- Born: 16 July 1969 (age 57) Honolulu, Hawaii, U.S.
- Education: Emmanuel College, Cambridge
- Occupation: Writer
- Spouse: Flore Rougier ​(m. 2019)​

= David Wolstencroft =

American-born British screenwriter and author

David Wolstencroft (born 16 July 1969) is an American-born British screenwriter and author. He is best known as creator of the BAFTA award-winning TV spy drama Spooks and its spin-off series Spooks: Code 9.

==Early life==
Wolstencroft was born in Honolulu, United States in 1969 and grew up in Edinburgh, Scotland, studying at George Watson's College, where he was Head Boy. He then studied at Emmanuel College, Cambridge, where he graduated with a "starred first" degree in history. While at Cambridge, he was active in the Footlights where he collaborated with Mark Evans, Sue Perkins, Andy Parsons, Alexander Armstrong, and Ben Miller, and had served as Footlight's vice president and revue director.

==Career==
Wolstencroft won the Royal Television Society's Network Newcomer award after producing his first drama Psychos for Channel 4 in 1999. He then began working on Spooks. The pilot episode was watched by over 9 million people (a 41% share), and the series won a number of BAFTA awards and nominations.

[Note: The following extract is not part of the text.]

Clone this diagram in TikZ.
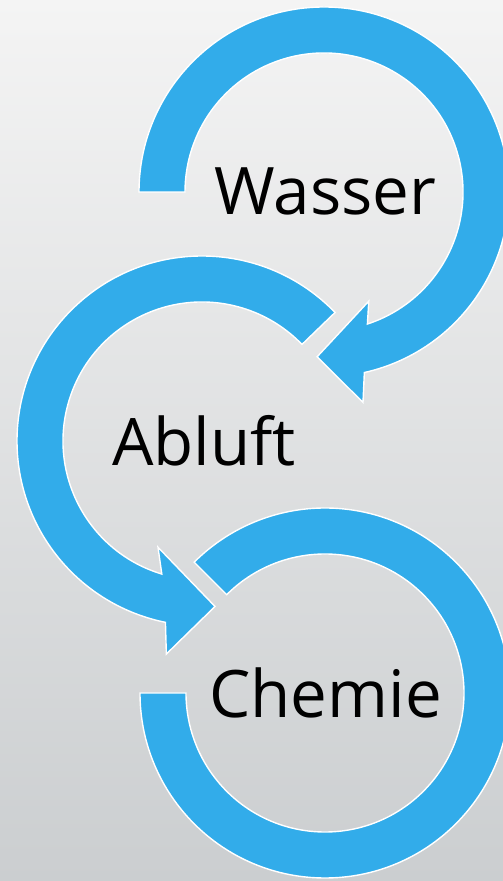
\documentclass[tikz,border=0pt]{standalone}
\usepackage{fontspec}
\setmainfont{Open Sans}
\definecolor{arrowblue}{RGB}{50,172,234}
\definecolor{bgtop}{RGB}{244,244,244}
\definecolor{bgmid}{RGB}{236,237,237}
\definecolor{bgbot}{RGB}{203,206,208}
\tikzset{
  ringarrow/.style={fill=arrowblue, draw=white, line width=1.4pt, line join=miter},
  label/.style={font=\fontsize{65.5}{70}\selectfont, text=black, anchor=base, inner sep=0pt}
}
\begin{document}
\begin{tikzpicture}[x=1pt,y=1pt]
\useasboundingbox (0,0) rectangle (503,881);
\shade[top color=bgtop, middle color=bgmid, bottom color=bgbot] (0,0) rectangle (503,881);
\clip (0,0) rectangle (503,881);
% Chemie ring
\begin{scope}[shift={(325,188)}]
  \path[ringarrow] (180:185) arc[start angle=180, end angle=495, radius=185]
    -- (495:139) arc[start angle=495, end angle=180, radius=139] -- cycle;
\end{scope}
% Abluft arrow
\begin{scope}[shift={(202,440)}]
  \path[ringarrow] (44:185) arc[start angle=44, end angle=258.6, radius=185]
    -- (260.5:216) -- (274.5:166) -- (247.5:115) -- (253.2:139)
    arc[start angle=253.2, end angle=44, radius=139] -- cycle;
\end{scope}
% Wasser arrow
\begin{scope}[shift={(324,689)}]
  \path[ringarrow] (180:185) arc[start angle=180, end angle=-77.4, radius=185]
    -- (-79.5:214) -- (-92.4:165) -- (-67.7:118) -- (-71.8:139)
    arc[start angle=-71.8, end angle=180, radius=139] -- cycle;
\end{scope}
\node[label] (wasser) at (325.5,666) {Wasser};
\node[label] (abluft) at (204,415) {Abluft};
\node[label] (chemie) at (325.5,163) {Chemie};
\end{tikzpicture}
\end{document}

More recently, he has written, created and executive produced The Escape Artist for BBC One and Versailles for Canal+ with fellow Spooks scribe and ex-Criminal Minds producer and writer Simon Mirren. Wolstencroft also wrote the screenplay for the film Shooting Dogs. He is also the author of two espionage thriller novels: Good News, Bad News and Contact Zero, which was nominated for the Ian Fleming Silver Dagger.

Wolstencroft's debut children's book The Magic Hour, a fantasy adventure, was published in 2023.